The University of Minnesota says students with cheating violations on their records will be able to have them expunged if they sign up for an on-campus program on integrity.

The program requires offending students to attend a two-hour meeting with staff members, in which they will “discuss the impact of the scholastic dishonesty and then agree on an educational opportunity the student can participate in to demonstrate understanding of academic integrity.” After attending the meeting, administrators will expunge the cheating incident from the student’s record.

Jessica Kuecker Grotjohn, the assistant director of the Office of Community Standards says, “The thought behind [the program] is if a student engages in behavior that is in violation with our policy, we want them to be able to understand the impact of that.”

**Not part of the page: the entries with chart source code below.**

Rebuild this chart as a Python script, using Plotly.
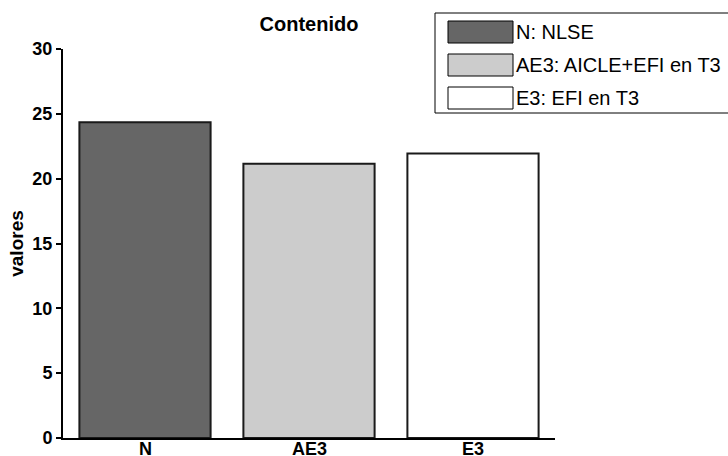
import plotly.graph_objects as go

categories = ["N", "AE3", "E3"]
values = [24.35, 21.15, 21.95]
legend_labels = ["N: NLSE", "AE3: AICLE+EFI en T3", "E3: EFI en T3"]
colors = ["#666666", "#cccccc", "#ffffff"]
y_ticks = [0, 5, 10, 15, 20, 25, 30]

FONT = "Arial, Liberation Sans, sans-serif"

W, H = 728, 456
L, R, T, B = 63, 173, 49, 18
PW, PH = W - L - R, H - T - B

def px(x):
    return (x - L) / PW

def py(y):
    return (H - B - y) / PH

fig = go.Figure()
fig.add_trace(go.Bar(
    x=categories, y=values, width=0.8,
    marker=dict(color=colors, line=dict(color="#1a1a1a", width=2)),
    showlegend=False, hoverinfo="x+y",
))

shapes = []
annotations = []
# legend box
shapes.append(dict(type="rect", xref="paper", yref="paper",
                   x0=px(435), x1=px(745), y0=py(113), y1=py(13),
                   line=dict(color="black", width=1), fillcolor="white", layer="above"))
row_y = [32, 65, 98]
for lab, col, yc in zip(legend_labels, colors, row_y):
    shapes.append(dict(type="rect", xref="paper", yref="paper",
                       x0=px(448), x1=px(513), y0=py(yc + 11), y1=py(yc - 11),
                       line=dict(color="black", width=1), fillcolor=col, layer="above"))
    annotations.append(dict(text=lab, xref="paper", yref="paper", x=px(514), y=py(yc),
                            xanchor="left", yanchor="middle", showarrow=False,
                            font=dict(family=FONT, size=20, color="black")))

# category labels under the axis
for cat in categories:
    annotations.append(dict(text=cat, xref="x", yref="paper", x=cat, y=py(460),
                            xanchor="center", yanchor="bottom", showarrow=False,
                            borderpad=0,
                            font=dict(family=FONT, size=18, color="black", weight="bold")))

fig.update_layout(
    width=W, height=H,
    margin=dict(l=L, r=R, t=T, b=B, pad=0),
    paper_bgcolor="white", plot_bgcolor="white",
    title=dict(text="Contenido", xref="paper", x=px(309), xanchor="center",
               y=1 - 24 / H, yanchor="middle",
               font=dict(family=FONT, size=20, color="black", weight="bold")),
    font=dict(family=FONT, size=18, color="black"),
    bargap=0.2,
    shapes=shapes,
    annotations=annotations,
    showlegend=False,
)
fig.update_xaxes(
    range=[-0.5, 2.5], showline=True, linecolor="black", linewidth=2,
    ticks="", showgrid=False, zeroline=False, automargin=False,
    showticklabels=False,
)
fig.update_yaxes(
    range=[0, 30], tickvals=y_ticks, showline=True, linecolor="black", linewidth=2,
    ticks="outside", ticklen=5, tickwidth=1.5, tickcolor="black",
    showgrid=False, zeroline=False, automargin=False,
    tickfont=dict(family=FONT, size=18, color="black", weight="bold"),
    title=dict(text="valores", font=dict(family=FONT, size=19, color="black", weight="bold"), standoff=4),
)

fig.write_html("out.html", config={"displayModeBar": False},
               post_script="document.body.style.margin='0';document.body.style.overflow='hidden';")
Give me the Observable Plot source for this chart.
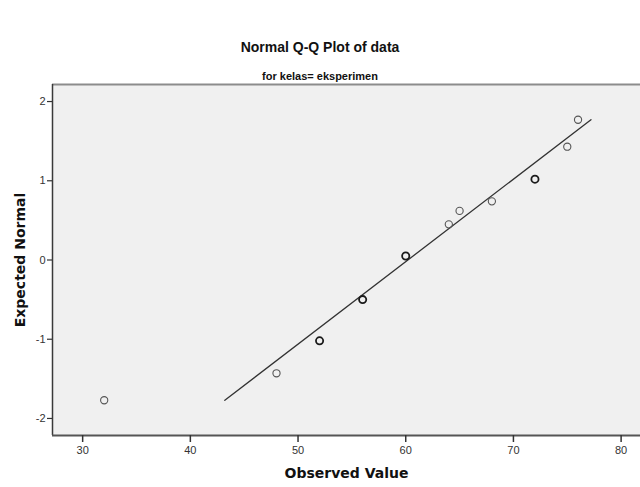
<!DOCTYPE html>
<html>
<head>
<meta charset="utf-8">
<script src="https://cdn.jsdelivr.net/npm/d3@7"></script>
<script src="https://cdn.jsdelivr.net/npm/@observablehq/plot@0.6"></script>
<style>
  html, body { margin: 0; padding: 0; background: #fff; }
  #header { position: relative; width: 640px; height: 80px; font-family: "Liberation Sans", Arial, sans-serif; }
  #title { position: absolute; left: 0; width: 640px; top: 38px; text-align: center; font-weight: bold; font-size: 14px; color: #111; line-height: 18px; }
  #subtitle { position: absolute; left: 0; width: 640px; top: 70px; text-align: center; font-weight: bold; font-size: 11px; color: #111; line-height: 13px; }
</style>
</head>
<body>
<div id="header">
  <div id="title">Normal Q-Q Plot of data</div>
  <div id="subtitle">for kelas= eksperimen</div>
</div>
<div id="chart"></div>
<script>
// Data
const observed = [32, 48, 52, 56, 60, 64, 65, 68, 72, 75, 76];
const expected = [-1.77, -1.43, -1.02, -0.50, 0.05, 0.45, 0.62, 0.74, 1.02, 1.43, 1.77];
const ties     = [1, 1, 2, 2, 2, 1, 1, 1, 2, 1, 1];

// Reference (fitted normal) line endpoints
const lineObserved = [43.2, 77.2];
const lineExpected = [-1.77, 1.77];

// Axis ticks and domains
const xTicks = [30, 40, 50, 60, 70, 80];
const yTicks = [-2, -1, 0, 1, 2];
const xDomain = [27.2, 81.8];
const yDomain = [-2.215, 2.215];

const points = observed.map((v, i) => ({observed: v, expected: expected[i], n: ties[i]}));
const fitLine = lineObserved.map((v, i) => ({observed: v, expected: lineExpected[i]}));

const chart = Plot.plot({
  width: 640,
  height: 407,
  marginTop: 4,
  marginLeft: 52,
  marginRight: 0,
  marginBottom: 52,
  style: {fontFamily: "'Liberation Sans', Arial, sans-serif", fontSize: "11px", color: "#222", background: "#fff"},
  x: {domain: xDomain, ticks: xTicks},
  y: {domain: yDomain, ticks: yTicks},
  marks: [
    Plot.frame({fill: "#f0f0f0", stroke: "none"}),
    Plot.ruleY([yDomain[1]], {stroke: "#8c8c8c", strokeWidth: 2}),
    Plot.ruleX([xDomain[0]], {stroke: "#3a3a3a", strokeWidth: 1.5}),
    Plot.ruleY([yDomain[0]], {stroke: "#555", strokeWidth: 2}),
    Plot.axisX({ticks: xTicks, tickSize: 7, tickPadding: 4, label: null, stroke: "#333", strokeWidth: 1.5, fill: "#333"}),
    Plot.axisY({ticks: yTicks, tickSize: 5, tickPadding: 2, label: null, stroke: "#333", strokeWidth: 1.2, fill: "#333", tickFormat: d => String(d)}),
    Plot.line(fitLine, {x: "observed", y: "expected", stroke: "#333", strokeWidth: 1.3}),
    Plot.dot(points, {x: "observed", y: "expected", r: 3.6, fill: "none",
      stroke: d => d.n > 1 ? "#1a1a1a" : "#555",
      strokeWidth: d => d.n > 1 ? 1.8 : 1.1}),
    Plot.text(["Observed Value"], {frameAnchor: "bottom", dy: 42, text: d => d, textAnchor: "middle",
      fontSize: 14, fontWeight: "bold", fill: "#111", fontFamily: "'DejaVu Sans', Verdana, sans-serif"}),
    Plot.text(["Expected Normal"], {frameAnchor: "left", dx: -32, rotate: -90, text: d => d, textAnchor: "middle",
      fontSize: 14, fontWeight: "bold", fill: "#111", fontFamily: "'DejaVu Sans', Verdana, sans-serif"})
  ]
});
document.getElementById("chart").appendChild(chart);
</script>
</body>
</html>
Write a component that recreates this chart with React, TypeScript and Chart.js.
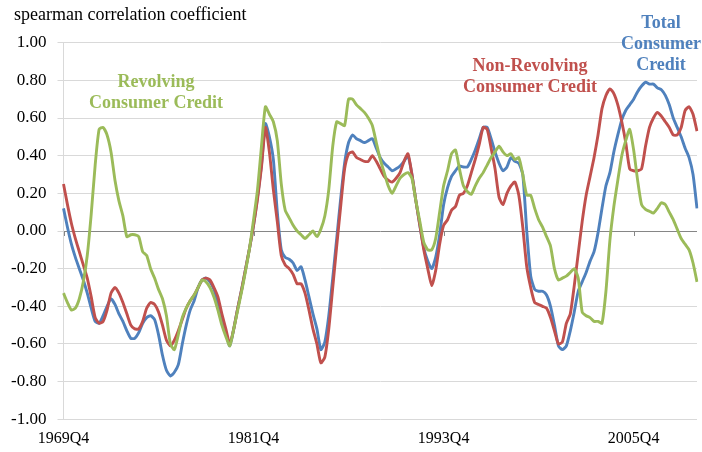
import React, { useEffect, useRef } from "react";
import { Chart, registerables } from "chart.js";

Chart.register(...registerables);

const START_YEAR = 1969;
const START_Q = 4;
const N_POINTS = 161;
const quarterLabels: string[] = [];
for (let i = 0; i < N_POINTS; i++) {
  const q0 = START_Q - 1 + i;
  quarterLabels.push(`${START_YEAR + Math.floor(q0 / 4)}Q${(q0 % 4) + 1}`);
}
const tickEvery = 48;

const totalCredit = [
  0.12, 0.02, -0.07, -0.14, -0.2, -0.26, -0.33, -0.41, -0.48, -0.49,
  -0.45, -0.4, -0.36, -0.39, -0.44, -0.48, -0.53, -0.57, -0.57, -0.54,
  -0.49, -0.46, -0.45, -0.47, -0.55, -0.66, -0.74, -0.77, -0.75, -0.71,
  -0.6, -0.5, -0.42, -0.37, -0.3, -0.26, -0.25, -0.27, -0.31, -0.38,
  -0.46, -0.54, -0.61, -0.52, -0.41, -0.31, -0.2, -0.09, 0.03, 0.18,
  0.35, 0.57, 0.5, 0.38, 0.1, -0.1, -0.14, -0.15, -0.17, -0.21,
  -0.19, -0.26, -0.35, -0.44, -0.52, -0.63, -0.59, -0.45, -0.25, -0.04,
  0.17, 0.36, 0.47, 0.51, 0.49, 0.48, 0.47, 0.48, 0.49, 0.44,
  0.39, 0.36, 0.34, 0.32, 0.33, 0.345, 0.37, 0.4, 0.3, 0.16,
  0.03, -0.09, -0.16, -0.2, -0.14, -0.02, 0.14, 0.23, 0.29, 0.32,
  0.345, 0.34, 0.34, 0.38, 0.43, 0.49, 0.55, 0.55, 0.49, 0.42,
  0.36, 0.32, 0.34, 0.39, 0.37, 0.36, 0.3, 0.0, -0.24, -0.31,
  -0.32, -0.32, -0.34, -0.4, -0.5, -0.61, -0.63, -0.61, -0.53, -0.43,
  -0.32, -0.27, -0.22, -0.16, -0.11, -0.01, 0.12, 0.24, 0.31, 0.42,
  0.51, 0.59, 0.64, 0.67, 0.7, 0.74, 0.77, 0.79, 0.78, 0.78,
  0.76, 0.75, 0.72, 0.67, 0.6, 0.55, 0.5, 0.44, 0.39, 0.3,
  0.12,
];

const nonRevolving = [
  0.25, 0.14, 0.04, -0.04, -0.11, -0.18, -0.25, -0.35, -0.46, -0.49,
  -0.48, -0.42, -0.33, -0.3, -0.33, -0.38, -0.44, -0.5, -0.52, -0.52,
  -0.48, -0.41, -0.38, -0.39, -0.43, -0.5, -0.58, -0.61, -0.58, -0.53,
  -0.47, -0.41, -0.37, -0.34, -0.3, -0.26, -0.25, -0.26, -0.3, -0.35,
  -0.44, -0.52, -0.6, -0.52, -0.41, -0.31, -0.2, -0.09, 0.03, 0.17,
  0.34, 0.55, 0.42, 0.22, 0.05, -0.13, -0.18, -0.2, -0.23, -0.28,
  -0.28, -0.33, -0.42, -0.52, -0.6, -0.7, -0.67, -0.52, -0.3, -0.08,
  0.13, 0.33, 0.41, 0.42, 0.39, 0.38, 0.37, 0.37, 0.4, 0.37,
  0.33, 0.29, 0.27, 0.26, 0.28, 0.31, 0.37, 0.41, 0.3, 0.16,
  0.03, -0.1, -0.2, -0.29, -0.21, -0.07, 0.03, 0.06, 0.11, 0.13,
  0.19, 0.2, 0.24, 0.31, 0.38, 0.46, 0.55, 0.54, 0.44, 0.33,
  0.18, 0.14, 0.2, 0.24, 0.26, 0.19, 0.02, -0.19, -0.3, -0.38,
  -0.39, -0.4, -0.41, -0.46, -0.53, -0.6, -0.59, -0.49, -0.44, -0.29,
  -0.12, 0.05, 0.19, 0.29, 0.39, 0.51, 0.65, 0.72, 0.755, 0.73,
  0.67, 0.58, 0.47, 0.33, 0.32, 0.32, 0.33, 0.45, 0.55, 0.6,
  0.63, 0.61, 0.58, 0.55, 0.51, 0.51, 0.55, 0.64, 0.66, 0.62,
  0.53,
];

const revolving = [
  -0.33, -0.38, -0.42, -0.41, -0.36, -0.27, -0.13, 0.09, 0.35, 0.54,
  0.55, 0.51, 0.42, 0.27, 0.16, 0.08, -0.03, -0.02, -0.02, -0.03,
  -0.11, -0.13, -0.2, -0.25, -0.31, -0.36, -0.45, -0.6, -0.63, -0.55,
  -0.46, -0.41, -0.37, -0.34, -0.3, -0.26, -0.27, -0.3, -0.35, -0.42,
  -0.5, -0.56, -0.61, -0.52, -0.42, -0.32, -0.21, -0.09, 0.06, 0.22,
  0.45, 0.66, 0.62, 0.58, 0.48, 0.25, 0.11, 0.07, 0.03, 0.0,
  -0.02, -0.04, -0.02, 0.0, -0.03, 0.01, 0.08, 0.22, 0.45, 0.58,
  0.57, 0.56, 0.7, 0.7, 0.67, 0.65, 0.63, 0.6, 0.56, 0.47,
  0.38, 0.31, 0.24, 0.2, 0.24, 0.28, 0.3, 0.31, 0.28, 0.16,
  0.05, -0.06, -0.1, -0.1, -0.04, 0.1, 0.24, 0.32, 0.41, 0.43,
  0.33, 0.24, 0.21, 0.195, 0.24, 0.28, 0.31, 0.35, 0.39, 0.42,
  0.45, 0.42, 0.4, 0.41, 0.38, 0.39, 0.3, 0.19, 0.19, 0.12,
  0.06, 0.02, -0.03, -0.08, -0.2, -0.26, -0.25, -0.24, -0.22, -0.2,
  -0.25, -0.43, -0.45, -0.46, -0.48, -0.48, -0.49, -0.32, -0.05, 0.13,
  0.27, 0.4, 0.48, 0.54, 0.43, 0.27, 0.14, 0.115, 0.105, 0.095,
  0.12, 0.15, 0.14, 0.1, 0.06, 0.01, -0.04, -0.07, -0.1, -0.17,
  -0.27,
];

const yTicks = [-1, -0.8, -0.6, -0.4, -0.2, 0, 0.2, 0.4, 0.6, 0.8, 1];

const BLUE = "#4F81BD";
const RED = "#C0504D";
const GREEN = "#9BBB59";
const SERIF = '"Liberation Serif", "Times New Roman", serif';

const titleText = "spearman correlation coefficient";
const seriesNotes = [
  { lines: ["Revolving", "Consumer Credit"], color: GREEN, x: 156, y: [87, 108] },
  { lines: ["Non-Revolving", "Consumer Credit"], color: RED, x: 530, y: [71, 92] },
  { lines: ["Total", "Consumer", "Credit"], color: BLUE, x: 661, y: [28, 49, 70] },
];

const textPlugin = {
  id: "textPlugin",
  afterDatasetsDraw(chart: any) {
    const ctx = chart.ctx;
    ctx.save();
    const xs = chart.scales.x;
    const ys = chart.scales.y;
    const y0 = ys.getPixelForValue(0);
    ctx.strokeStyle = "#868686";
    ctx.lineWidth = 1;
    for (let i = 0; i < quarterLabels.length; i += tickEvery) {
      const px = Math.round(xs.getPixelForValue(i)) + 0.5;
      ctx.beginPath();
      ctx.moveTo(px, y0);
      ctx.lineTo(px, y0 + 5);
      ctx.stroke();
    }
    ctx.fillStyle = "#000";
    ctx.font = `18px ${SERIF}`;
    ctx.textAlign = "left";
    ctx.textBaseline = "alphabetic";
    ctx.fillText(titleText, 14, 19.5);
    ctx.textAlign = "center";
    ctx.font = `bold 18px ${SERIF}`;
    for (const n of seriesNotes) {
      ctx.fillStyle = n.color;
      n.lines.forEach((t, k) => ctx.fillText(t, n.x, n.y[k]));
    }
    ctx.restore();
  },
};

export default function App() {
  const ref = useRef<HTMLCanvasElement>(null);
  useEffect(() => {
    if (!ref.current) return;
    const ds = (label: string, data: number[], color: string) => ({
      label,
      data,
      borderColor: color,
      backgroundColor: color,
      borderWidth: 2.9,
      pointRadius: 0,
      tension: 0.2,
      fill: false,
    });
    const chart = new Chart(ref.current, {
      type: "line",
      data: {
        labels: quarterLabels,
        datasets: [
          ds("Revolving Consumer Credit", revolving, GREEN),
          ds("Non-Revolving Consumer Credit", nonRevolving, RED),
          ds("Total Consumer Credit", totalCredit, BLUE),
        ],
      },
      options: {
        responsive: false,
        animation: false,
        devicePixelRatio: 1,
        layout: { padding: { top: 42.7, right: 5, bottom: 0, left: 0 } },
        plugins: { legend: { display: false }, tooltip: { enabled: false }, title: { display: false } },
        scales: {
          x: {
            type: "category",
            offset: false,
            grid: { display: false, drawTicks: false },
            border: { display: false },
            ticks: {
              autoSkip: false,
              maxRotation: 0,
              minRotation: 0,
              padding: 10,
              color: "#000",
              font: { family: SERIF, size: 16 },
              callback: (_v: any, i: number) => (i % tickEvery === 0 ? quarterLabels[i] : null),
            },
            afterFit: (s: any) => {
              s.height = 32.7;
            },
          },
          y: {
            min: -1,
            max: 1,
            afterBuildTicks: (s: any) => {
              s.ticks = yTicks.map((v) => ({ value: v }));
            },
            grid: {
              color: (c: any) => (Math.abs(c.tick?.value ?? 1) < 1e-9 ? "#868686" : "#d9d9d9"),
              lineWidth: 1,
              drawTicks: true,
              tickLength: 6,
              tickColor: "#d9d9d9",
            },
            border: { display: true, color: "#d9d9d9", width: 1 },
            ticks: {
              padding: 11,
              color: "#000",
              font: { family: SERIF, size: 17 },
              callback: (v: any) => {
                const n = Number(v);
                return Math.abs(n) < 1e-9 ? "0.00" : n.toFixed(2);
              },
            },
            afterFit: (s: any) => {
              s.width = 63.5;
            },
          },
        },
      },
      plugins: [textPlugin],
    } as any);
    return () => chart.destroy();
  }, []);
  return (
    <div style={{ position: "fixed", left: 0, top: 0, width: 702, height: 452, background: "#fff" }}>
      <canvas ref={ref} width={702} height={452} style={{ width: 702, height: 452, display: "block" }} />
    </div>
  );
}
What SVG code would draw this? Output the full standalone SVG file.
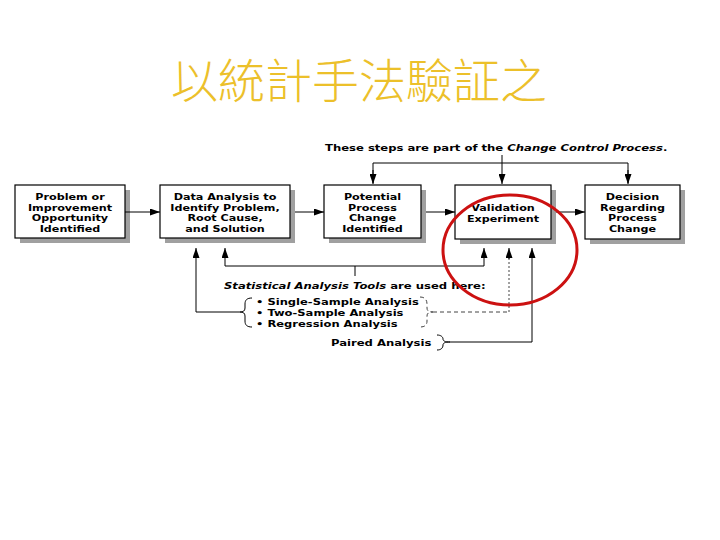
<svg xmlns="http://www.w3.org/2000/svg" width="720" height="540" viewBox="0 0 720 540">
<style>
.box{fill:#fff;stroke:#000;stroke-width:1.2}
.sh{fill:#a0a0a0}
.t{font-family:"DejaVu Sans",sans-serif;font-weight:bold;font-size:9.3px;fill:#000}
.c{text-anchor:middle}
.ln{fill:none;stroke:#000;stroke-width:1}
.dash{fill:none;stroke:#444;stroke-width:1;stroke-dasharray:4 3}
.dot{fill:none;stroke:#444;stroke-width:1;stroke-dasharray:2 2}
.title{font-family:"Noto Sans CJK TC","Noto Sans CJK SC",sans-serif;font-weight:300;font-size:47px;fill:#ecc02a}
</style>
<defs>
<marker id="ah" markerWidth="10" markerHeight="7" refX="10" refY="3.5" orient="auto" markerUnits="userSpaceOnUse">
<path d="M0,0 L10,3.5 L0,7 z" fill="#000"/>
</marker>
</defs>
<rect width="720" height="540" fill="#fff"/>
<text class="title" x="171" y="98">以統計手法驗証之</text>

<g id="n1">
<rect class="sh" x="20" y="190" width="110" height="53"/>
<rect class="box" x="15" y="185" width="110" height="53"/>
<g transform="translate(70,0) scale(1.2,1)">
<text class="t c" x="0" y="200">Problem or</text>
<text class="t c" x="0" y="210.7">Improvement</text>
<text class="t c" x="0" y="221.3">Opportunity</text>
<text class="t c" x="0" y="232">Identified</text>
</g>
</g>
<g id="n2">
<rect class="sh" x="165" y="190" width="130" height="53"/>
<rect class="box" x="160" y="185" width="130" height="53"/>
<g transform="translate(225,0) scale(1.2,1)">
<text class="t c" x="0" y="200">Data Analysis to</text>
<text class="t c" x="0" y="210.7">Identify Problem,</text>
<text class="t c" x="0" y="221.3">Root Cause,</text>
<text class="t c" x="0" y="232">and Solution</text>
</g>
</g>
<g id="n3">
<rect class="sh" x="329" y="190" width="97" height="53"/>
<rect class="box" x="324" y="185" width="97" height="53"/>
<g transform="translate(372.5,0) scale(1.2,1)">
<text class="t c" x="0" y="200">Potential</text>
<text class="t c" x="0" y="210.7">Process</text>
<text class="t c" x="0" y="221.3">Change</text>
<text class="t c" x="0" y="232">Identified</text>
</g>
</g>
<g id="n4">
<rect class="sh" x="460" y="190" width="96" height="54"/>
<rect class="box" x="455" y="185" width="96" height="54"/>
<g transform="translate(503,0) scale(1.2,1)">
<text class="t c" x="0" y="211">Validation</text>
<text class="t c" x="0" y="222">Experiment</text>
</g>
</g>
<g id="n5">
<rect class="sh" x="590" y="190" width="95" height="54"/>
<rect class="box" x="585" y="185" width="95" height="54"/>
<g transform="translate(632.5,0) scale(1.2,1)">
<text class="t c" x="0" y="200">Decision</text>
<text class="t c" x="0" y="210.7">Regarding</text>
<text class="t c" x="0" y="221.3">Process</text>
<text class="t c" x="0" y="232">Change</text>
</g>
</g>

<g id="labels">
<g transform="translate(325,0) scale(1.25,1)">
<text class="t" x="0" y="151">These steps are part of the <tspan font-style="italic">Change Control Process</tspan>.</text>
</g>
<g transform="translate(224,0) scale(1.25,1)">
<text class="t" x="0" y="289"><tspan font-style="italic">Statistical Analysis Tools</tspan> are used here:</text>
</g>
<g transform="translate(256,0) scale(1.24,1)">
<text class="t" x="0" y="305">• Single-Sample Analysis</text>
<text class="t" x="0" y="316">• Two-Sample Analysis</text>
<text class="t" x="0" y="327">• Regression Analysis</text>
</g>
<g transform="translate(331,0) scale(1.25,1)">
<text class="t" x="0" y="346">Paired Analysis</text>
</g>
</g>

<g id="connectors">
<line class="ln" x1="125" y1="212" x2="160" y2="212" marker-end="url(#ah)"/>
<line class="ln" x1="295" y1="212" x2="324" y2="212" marker-end="url(#ah)"/>
<line class="ln" x1="426" y1="212" x2="455" y2="212" marker-end="url(#ah)"/>
<line class="ln" x1="556" y1="212" x2="585" y2="212" marker-end="url(#ah)"/>
<polyline class="ln" points="373,183 373,163 628,163 628,183"/>
<line class="ln" x1="373" y1="170" x2="373" y2="184" marker-end="url(#ah)"/>
<line class="ln" x1="628" y1="170" x2="628" y2="184" marker-end="url(#ah)"/>
<line class="ln" x1="502" y1="155" x2="502" y2="184" marker-end="url(#ah)"/>
<polyline class="ln" points="240,312 196,312 196,248" marker-end="url(#ah)"/>
<polyline class="ln" points="355,276 355,266 225,266 225,248" marker-end="url(#ah)"/>
<polyline class="ln" points="355,266 484,266 484,248" marker-end="url(#ah)"/>
<path class="ln" d="M252,298 C247,298 245,300 245,304 L245,308 C245,311 243,312 240,312 C243,312 245,313 245,316 L245,321 C245,325 247,327 252,327"/>
<path class="dash" d="M420,297 C425,297 427,300 427,304 L427,308 C427,311 429,312 433,312 C429,312 427,313 427,316 L427,321 C427,325 425,327 420,327"/>
<polyline class="dash" points="433,312 509,312"/>
<line class="dot" x1="509" y1="312" x2="509" y2="258"/>
<line class="ln" x1="509" y1="259" x2="509" y2="248" marker-end="url(#ah)"/>
<path class="ln" d="M437,335 C441,335 443,337 443,339 C443,341 445,342 450,342 C445,342 443,343 443,345 C443,348 441,350 437,350"/>
<polyline class="ln" points="450,342 532,342 532,248" marker-end="url(#ah)"/>
</g>
<ellipse cx="510" cy="250" rx="67" ry="55" fill="none" stroke="#cc1111" stroke-width="3"/>
</svg>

She says they want their students to learn and be accountable, adding, we want them to walk away being a better person.

Some academics argue that a path to erasure is the best approach for dealing with issues of academic dishonesty. One, Jason Stephens, a University of Auckland professor who researches academic cheating, argues that students who are caught cheating focus on their punishment rather than on why they made the decision to cheat. He believes all institutions should have a ‘second chance program.”

He admits cheating is a widespread problem at all levels of education and has been for decades. He thinks programs like the one being offered at the University of Minnesota have the best chance to create what he calls ‘cultures of integrity.”